--- Start ---
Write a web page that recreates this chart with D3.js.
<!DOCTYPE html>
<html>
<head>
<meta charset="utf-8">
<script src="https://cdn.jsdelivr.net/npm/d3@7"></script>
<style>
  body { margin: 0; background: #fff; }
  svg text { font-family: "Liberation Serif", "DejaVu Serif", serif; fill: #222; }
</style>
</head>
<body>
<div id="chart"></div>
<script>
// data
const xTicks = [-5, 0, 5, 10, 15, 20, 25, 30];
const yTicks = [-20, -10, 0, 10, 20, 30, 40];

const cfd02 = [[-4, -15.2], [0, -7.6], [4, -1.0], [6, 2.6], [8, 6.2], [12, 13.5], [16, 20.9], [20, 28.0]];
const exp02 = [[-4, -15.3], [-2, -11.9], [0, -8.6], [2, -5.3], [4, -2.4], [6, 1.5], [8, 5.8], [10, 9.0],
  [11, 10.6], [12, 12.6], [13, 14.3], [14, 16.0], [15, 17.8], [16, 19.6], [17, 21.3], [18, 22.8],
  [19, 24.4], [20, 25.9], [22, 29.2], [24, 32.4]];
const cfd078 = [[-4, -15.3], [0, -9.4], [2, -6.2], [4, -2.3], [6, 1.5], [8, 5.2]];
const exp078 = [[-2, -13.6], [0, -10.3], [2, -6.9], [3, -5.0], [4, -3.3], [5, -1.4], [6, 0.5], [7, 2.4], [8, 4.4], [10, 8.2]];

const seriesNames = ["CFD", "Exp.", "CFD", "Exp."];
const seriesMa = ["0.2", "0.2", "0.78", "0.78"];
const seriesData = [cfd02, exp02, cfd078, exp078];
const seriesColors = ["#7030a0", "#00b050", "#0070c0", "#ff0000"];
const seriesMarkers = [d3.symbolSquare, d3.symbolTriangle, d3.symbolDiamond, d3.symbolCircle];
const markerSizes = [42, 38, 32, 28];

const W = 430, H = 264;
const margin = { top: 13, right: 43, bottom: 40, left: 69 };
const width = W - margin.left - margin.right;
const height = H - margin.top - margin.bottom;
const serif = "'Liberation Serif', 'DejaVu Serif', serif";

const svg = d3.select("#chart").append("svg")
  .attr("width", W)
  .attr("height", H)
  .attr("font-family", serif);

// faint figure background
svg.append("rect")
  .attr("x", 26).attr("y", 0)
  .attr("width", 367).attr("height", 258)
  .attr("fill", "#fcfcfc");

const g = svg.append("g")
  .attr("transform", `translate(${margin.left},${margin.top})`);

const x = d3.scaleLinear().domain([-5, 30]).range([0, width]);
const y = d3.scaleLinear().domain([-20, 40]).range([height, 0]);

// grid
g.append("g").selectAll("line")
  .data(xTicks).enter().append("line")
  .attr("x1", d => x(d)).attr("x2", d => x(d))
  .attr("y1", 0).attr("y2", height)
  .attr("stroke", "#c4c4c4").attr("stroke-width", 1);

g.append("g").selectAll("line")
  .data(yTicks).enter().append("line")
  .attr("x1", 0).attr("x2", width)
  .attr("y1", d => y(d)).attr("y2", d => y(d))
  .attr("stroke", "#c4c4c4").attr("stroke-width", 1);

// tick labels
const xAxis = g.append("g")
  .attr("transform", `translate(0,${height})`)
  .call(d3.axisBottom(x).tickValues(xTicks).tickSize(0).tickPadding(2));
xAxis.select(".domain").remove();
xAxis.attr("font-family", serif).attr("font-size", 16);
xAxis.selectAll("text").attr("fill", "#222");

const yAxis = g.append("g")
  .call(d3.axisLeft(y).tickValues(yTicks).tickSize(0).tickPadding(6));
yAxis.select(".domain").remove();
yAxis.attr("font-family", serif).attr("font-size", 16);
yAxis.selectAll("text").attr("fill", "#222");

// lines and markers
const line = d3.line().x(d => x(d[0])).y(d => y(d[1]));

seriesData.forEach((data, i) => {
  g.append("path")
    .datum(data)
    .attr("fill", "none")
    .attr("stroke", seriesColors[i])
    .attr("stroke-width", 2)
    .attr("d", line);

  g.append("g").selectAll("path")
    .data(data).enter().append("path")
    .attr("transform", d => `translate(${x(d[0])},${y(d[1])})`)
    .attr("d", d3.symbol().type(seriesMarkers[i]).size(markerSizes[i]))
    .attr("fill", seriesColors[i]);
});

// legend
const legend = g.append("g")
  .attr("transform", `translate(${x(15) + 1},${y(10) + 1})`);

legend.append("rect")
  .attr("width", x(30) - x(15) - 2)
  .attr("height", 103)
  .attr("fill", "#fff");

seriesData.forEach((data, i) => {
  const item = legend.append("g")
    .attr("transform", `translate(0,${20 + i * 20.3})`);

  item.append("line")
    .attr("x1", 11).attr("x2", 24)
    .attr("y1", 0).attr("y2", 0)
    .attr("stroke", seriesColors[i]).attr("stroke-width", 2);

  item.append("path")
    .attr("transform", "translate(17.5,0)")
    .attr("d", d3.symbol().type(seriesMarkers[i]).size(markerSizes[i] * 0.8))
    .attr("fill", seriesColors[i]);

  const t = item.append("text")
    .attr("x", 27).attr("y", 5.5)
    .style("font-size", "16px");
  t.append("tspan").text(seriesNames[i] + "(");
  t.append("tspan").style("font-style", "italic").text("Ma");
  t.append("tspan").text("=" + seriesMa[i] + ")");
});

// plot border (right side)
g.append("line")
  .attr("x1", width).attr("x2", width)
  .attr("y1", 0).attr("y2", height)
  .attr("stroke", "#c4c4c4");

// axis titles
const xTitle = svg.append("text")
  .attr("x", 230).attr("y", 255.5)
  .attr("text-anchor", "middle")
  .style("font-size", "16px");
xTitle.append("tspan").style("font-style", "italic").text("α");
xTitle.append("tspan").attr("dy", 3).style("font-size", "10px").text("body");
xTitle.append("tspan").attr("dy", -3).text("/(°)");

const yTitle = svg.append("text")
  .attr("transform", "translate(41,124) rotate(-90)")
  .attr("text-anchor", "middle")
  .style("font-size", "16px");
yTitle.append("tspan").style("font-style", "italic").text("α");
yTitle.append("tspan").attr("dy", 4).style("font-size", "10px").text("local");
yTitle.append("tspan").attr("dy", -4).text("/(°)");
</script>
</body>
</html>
--- End ---
--- Start ---
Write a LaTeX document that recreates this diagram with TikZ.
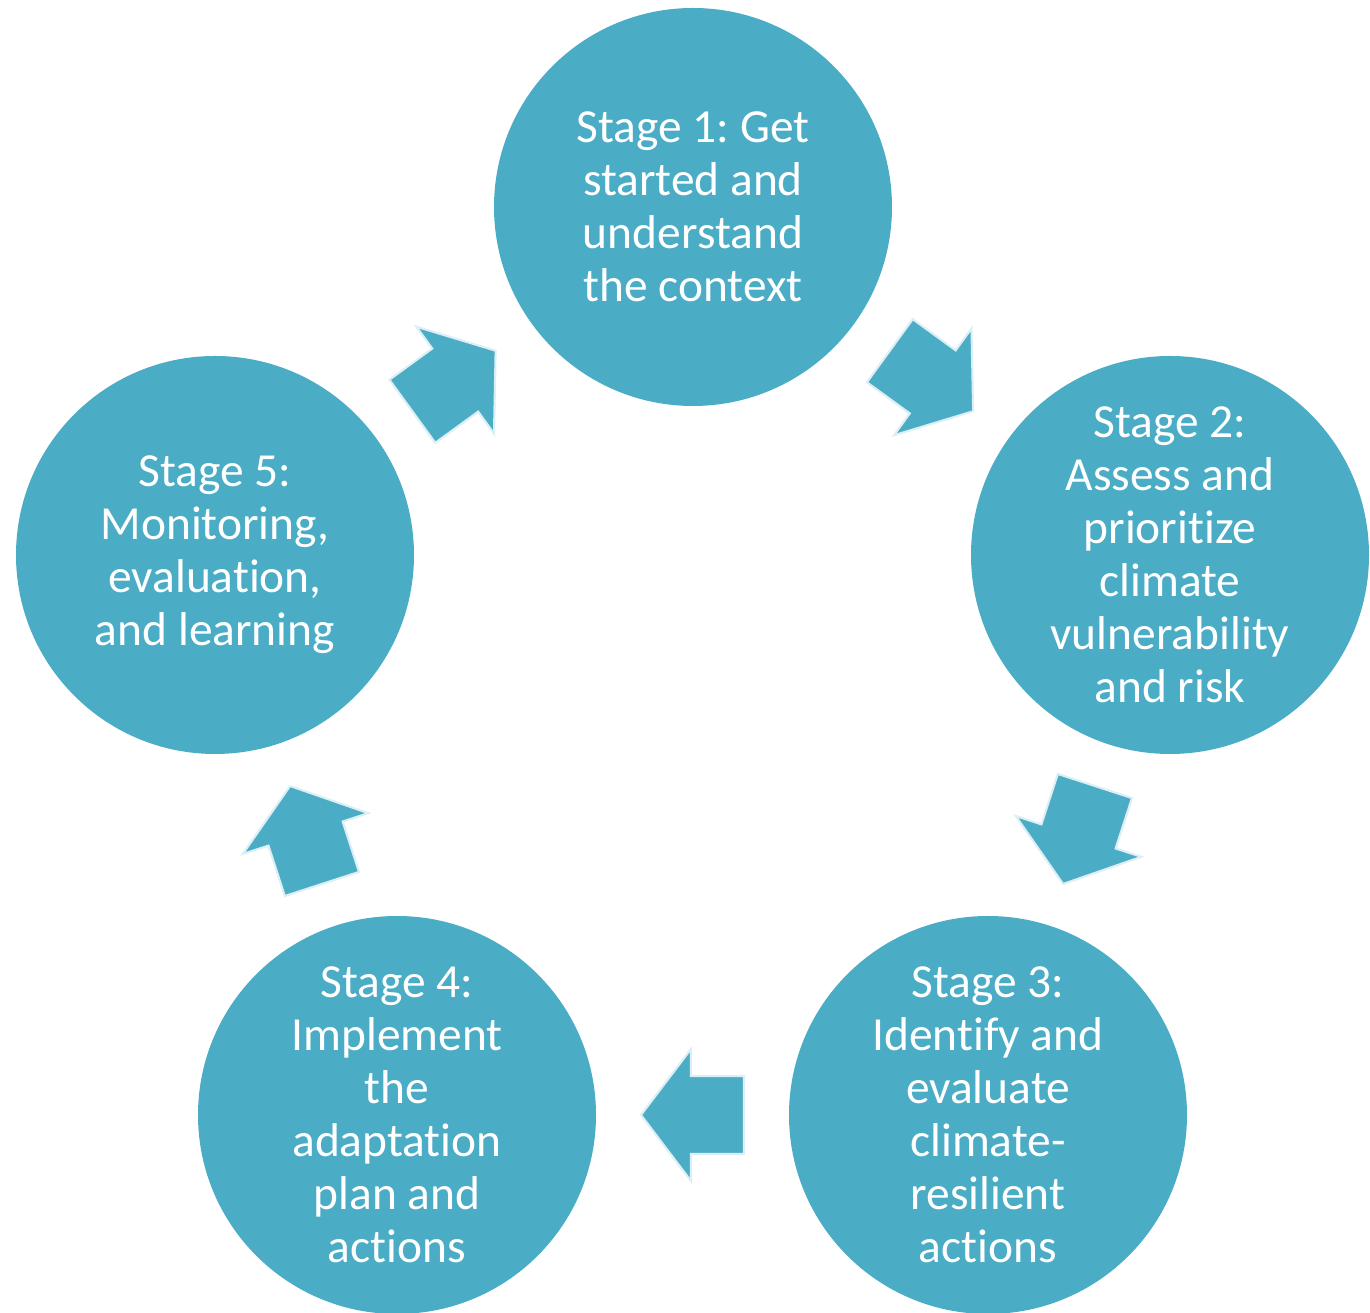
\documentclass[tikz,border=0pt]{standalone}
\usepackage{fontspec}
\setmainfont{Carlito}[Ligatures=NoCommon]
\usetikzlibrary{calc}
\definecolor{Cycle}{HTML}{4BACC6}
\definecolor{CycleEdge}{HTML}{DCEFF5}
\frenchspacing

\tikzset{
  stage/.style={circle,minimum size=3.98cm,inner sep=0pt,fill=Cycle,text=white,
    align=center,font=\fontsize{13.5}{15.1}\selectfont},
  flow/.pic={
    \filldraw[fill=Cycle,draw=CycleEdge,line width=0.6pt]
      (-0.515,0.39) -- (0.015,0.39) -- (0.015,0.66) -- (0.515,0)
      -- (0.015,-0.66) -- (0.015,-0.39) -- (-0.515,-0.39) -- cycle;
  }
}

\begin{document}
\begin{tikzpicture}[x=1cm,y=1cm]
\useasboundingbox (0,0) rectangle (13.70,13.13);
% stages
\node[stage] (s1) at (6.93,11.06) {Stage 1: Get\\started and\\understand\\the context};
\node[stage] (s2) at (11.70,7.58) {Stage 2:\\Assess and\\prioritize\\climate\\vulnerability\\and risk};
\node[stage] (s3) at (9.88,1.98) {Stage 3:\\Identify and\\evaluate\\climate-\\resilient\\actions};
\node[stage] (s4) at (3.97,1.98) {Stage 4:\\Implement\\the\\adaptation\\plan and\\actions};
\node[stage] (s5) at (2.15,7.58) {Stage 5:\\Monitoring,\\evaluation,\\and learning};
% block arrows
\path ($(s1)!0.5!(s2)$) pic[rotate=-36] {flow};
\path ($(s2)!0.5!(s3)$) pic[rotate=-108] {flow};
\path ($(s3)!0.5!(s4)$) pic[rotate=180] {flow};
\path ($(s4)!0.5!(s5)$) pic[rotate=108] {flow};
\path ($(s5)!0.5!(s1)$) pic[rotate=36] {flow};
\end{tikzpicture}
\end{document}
--- End ---
--- Start ---
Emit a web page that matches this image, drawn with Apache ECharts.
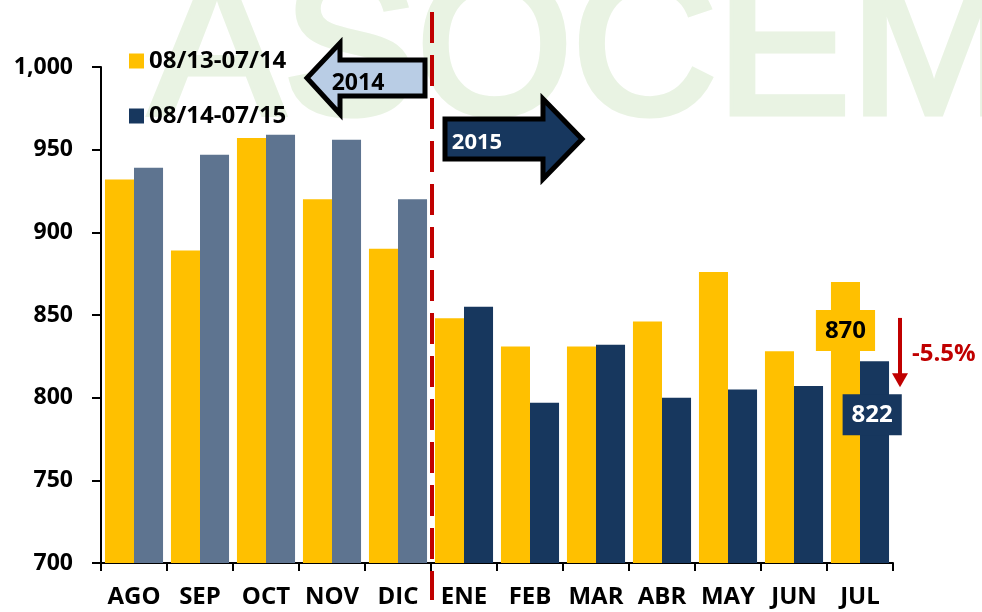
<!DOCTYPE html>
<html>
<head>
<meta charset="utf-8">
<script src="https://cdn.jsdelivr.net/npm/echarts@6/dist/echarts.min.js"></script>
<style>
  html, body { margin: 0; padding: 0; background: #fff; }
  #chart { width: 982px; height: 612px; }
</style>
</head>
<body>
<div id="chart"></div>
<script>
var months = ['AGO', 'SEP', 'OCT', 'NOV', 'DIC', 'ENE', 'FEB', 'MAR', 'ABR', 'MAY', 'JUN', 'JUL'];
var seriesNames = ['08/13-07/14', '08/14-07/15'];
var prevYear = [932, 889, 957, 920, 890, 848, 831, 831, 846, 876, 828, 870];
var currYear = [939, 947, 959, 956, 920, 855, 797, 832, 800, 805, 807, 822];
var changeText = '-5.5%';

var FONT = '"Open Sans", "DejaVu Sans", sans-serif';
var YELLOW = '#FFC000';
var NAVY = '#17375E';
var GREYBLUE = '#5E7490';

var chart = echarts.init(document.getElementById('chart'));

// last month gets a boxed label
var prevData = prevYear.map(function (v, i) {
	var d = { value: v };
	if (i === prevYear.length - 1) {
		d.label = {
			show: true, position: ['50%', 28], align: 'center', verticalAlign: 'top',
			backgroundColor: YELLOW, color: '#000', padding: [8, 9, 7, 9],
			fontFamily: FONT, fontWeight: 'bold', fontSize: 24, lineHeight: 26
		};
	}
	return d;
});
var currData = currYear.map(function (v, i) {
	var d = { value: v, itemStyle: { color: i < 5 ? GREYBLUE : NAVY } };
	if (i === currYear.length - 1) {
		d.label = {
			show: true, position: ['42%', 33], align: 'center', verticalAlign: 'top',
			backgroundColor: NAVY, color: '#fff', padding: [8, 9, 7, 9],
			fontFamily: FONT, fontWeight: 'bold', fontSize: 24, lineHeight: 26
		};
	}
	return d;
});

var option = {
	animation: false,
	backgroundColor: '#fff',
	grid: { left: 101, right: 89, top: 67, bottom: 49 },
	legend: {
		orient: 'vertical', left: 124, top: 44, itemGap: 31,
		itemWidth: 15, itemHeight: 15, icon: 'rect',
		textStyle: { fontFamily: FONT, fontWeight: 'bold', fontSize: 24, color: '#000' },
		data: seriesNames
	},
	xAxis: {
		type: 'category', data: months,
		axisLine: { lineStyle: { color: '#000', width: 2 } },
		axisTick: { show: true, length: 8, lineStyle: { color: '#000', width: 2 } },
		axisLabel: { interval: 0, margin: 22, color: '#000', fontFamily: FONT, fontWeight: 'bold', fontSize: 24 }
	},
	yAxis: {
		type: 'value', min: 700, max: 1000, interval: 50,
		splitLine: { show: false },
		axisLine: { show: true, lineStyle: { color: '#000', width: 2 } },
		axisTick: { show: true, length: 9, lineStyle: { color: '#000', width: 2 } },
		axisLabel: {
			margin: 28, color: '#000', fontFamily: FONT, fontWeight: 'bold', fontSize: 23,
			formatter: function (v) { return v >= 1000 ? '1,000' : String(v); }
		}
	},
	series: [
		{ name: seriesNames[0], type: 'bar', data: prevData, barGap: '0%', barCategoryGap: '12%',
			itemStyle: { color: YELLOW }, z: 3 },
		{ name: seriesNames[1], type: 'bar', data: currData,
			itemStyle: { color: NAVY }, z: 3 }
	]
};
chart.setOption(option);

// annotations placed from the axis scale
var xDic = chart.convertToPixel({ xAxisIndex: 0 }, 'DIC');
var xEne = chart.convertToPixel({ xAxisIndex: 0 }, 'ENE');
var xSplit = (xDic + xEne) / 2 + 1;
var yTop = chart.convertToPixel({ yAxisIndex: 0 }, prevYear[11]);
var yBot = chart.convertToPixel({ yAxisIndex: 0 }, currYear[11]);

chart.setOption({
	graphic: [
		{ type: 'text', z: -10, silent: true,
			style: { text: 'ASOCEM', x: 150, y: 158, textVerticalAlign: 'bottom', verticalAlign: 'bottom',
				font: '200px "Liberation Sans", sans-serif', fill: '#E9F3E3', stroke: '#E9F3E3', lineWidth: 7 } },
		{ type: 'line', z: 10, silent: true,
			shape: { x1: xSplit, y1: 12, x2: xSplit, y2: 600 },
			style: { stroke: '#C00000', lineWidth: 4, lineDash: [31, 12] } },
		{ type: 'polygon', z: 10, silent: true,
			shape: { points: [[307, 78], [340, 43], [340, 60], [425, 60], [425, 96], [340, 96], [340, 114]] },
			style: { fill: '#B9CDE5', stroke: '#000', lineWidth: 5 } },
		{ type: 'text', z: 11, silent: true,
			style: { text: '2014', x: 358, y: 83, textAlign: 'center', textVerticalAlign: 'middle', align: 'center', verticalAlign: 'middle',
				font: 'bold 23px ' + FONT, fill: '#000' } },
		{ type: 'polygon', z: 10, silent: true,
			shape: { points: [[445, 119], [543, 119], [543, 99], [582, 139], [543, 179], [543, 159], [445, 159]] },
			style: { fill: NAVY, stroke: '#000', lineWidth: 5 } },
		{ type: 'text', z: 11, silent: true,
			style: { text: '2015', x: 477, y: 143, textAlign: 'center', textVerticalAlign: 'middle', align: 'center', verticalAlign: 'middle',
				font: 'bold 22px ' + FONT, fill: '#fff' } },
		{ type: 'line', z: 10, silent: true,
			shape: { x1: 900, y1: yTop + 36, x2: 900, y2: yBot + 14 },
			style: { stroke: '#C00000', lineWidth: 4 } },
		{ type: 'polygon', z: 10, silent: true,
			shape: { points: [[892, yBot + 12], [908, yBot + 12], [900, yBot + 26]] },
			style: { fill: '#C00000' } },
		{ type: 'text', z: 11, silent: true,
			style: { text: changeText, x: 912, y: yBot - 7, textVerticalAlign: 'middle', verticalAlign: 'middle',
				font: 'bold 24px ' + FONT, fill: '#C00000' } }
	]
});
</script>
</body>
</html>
--- End ---
* DIRECTIVE *
Reproduce exactly the lines from the one containing "Write a web" through the one containing "const markerSizes = [42, 38, 32, 28];", inclusive, and nothing else.

* EXPECTED ANSWER *
Write a web page that recreates this chart with D3.js.
<!DOCTYPE html>
<html>
<head>
<meta charset="utf-8">
<script src="https://cdn.jsdelivr.net/npm/d3@7"></script>
<style>
  body { margin: 0; background: #fff; }
  svg text { font-family: "Liberation Serif", "DejaVu Serif", serif; fill: #222; }
</style>
</head>
<body>
<div id="chart"></div>
<script>
// data
const xTicks = [-5, 0, 5, 10, 15, 20, 25, 30];
const yTicks = [-20, -10, 0, 10, 20, 30, 40];

const cfd02 = [[-4, -15.2], [0, -7.6], [4, -1.0], [6, 2.6], [8, 6.2], [12, 13.5], [16, 20.9], [20, 28.0]];
const exp02 = [[-4, -15.3], [-2, -11.9], [0, -8.6], [2, -5.3], [4, -2.4], [6, 1.5], [8, 5.8], [10, 9.0],
  [11, 10.6], [12, 12.6], [13, 14.3], [14, 16.0], [15, 17.8], [16, 19.6], [17, 21.3], [18, 22.8],
  [19, 24.4], [20, 25.9], [22, 29.2], [24, 32.4]];
const cfd078 = [[-4, -15.3], [0, -9.4], [2, -6.2], [4, -2.3], [6, 1.5], [8, 5.2]];
const exp078 = [[-2, -13.6], [0, -10.3], [2, -6.9], [3, -5.0], [4, -3.3], [5, -1.4], [6, 0.5], [7, 2.4], [8, 4.4], [10, 8.2]];

const seriesNames = ["CFD", "Exp.", "CFD", "Exp."];
const seriesMa = ["0.2", "0.2", "0.78", "0.78"];
const seriesData = [cfd02, exp02, cfd078, exp078];
const seriesColors = ["#7030a0", "#00b050", "#0070c0", "#ff0000"];
const seriesMarkers = [d3.symbolSquare, d3.symbolTriangle, d3.symbolDiamond, d3.symbolCircle];
const markerSizes = [42, 38, 32, 28];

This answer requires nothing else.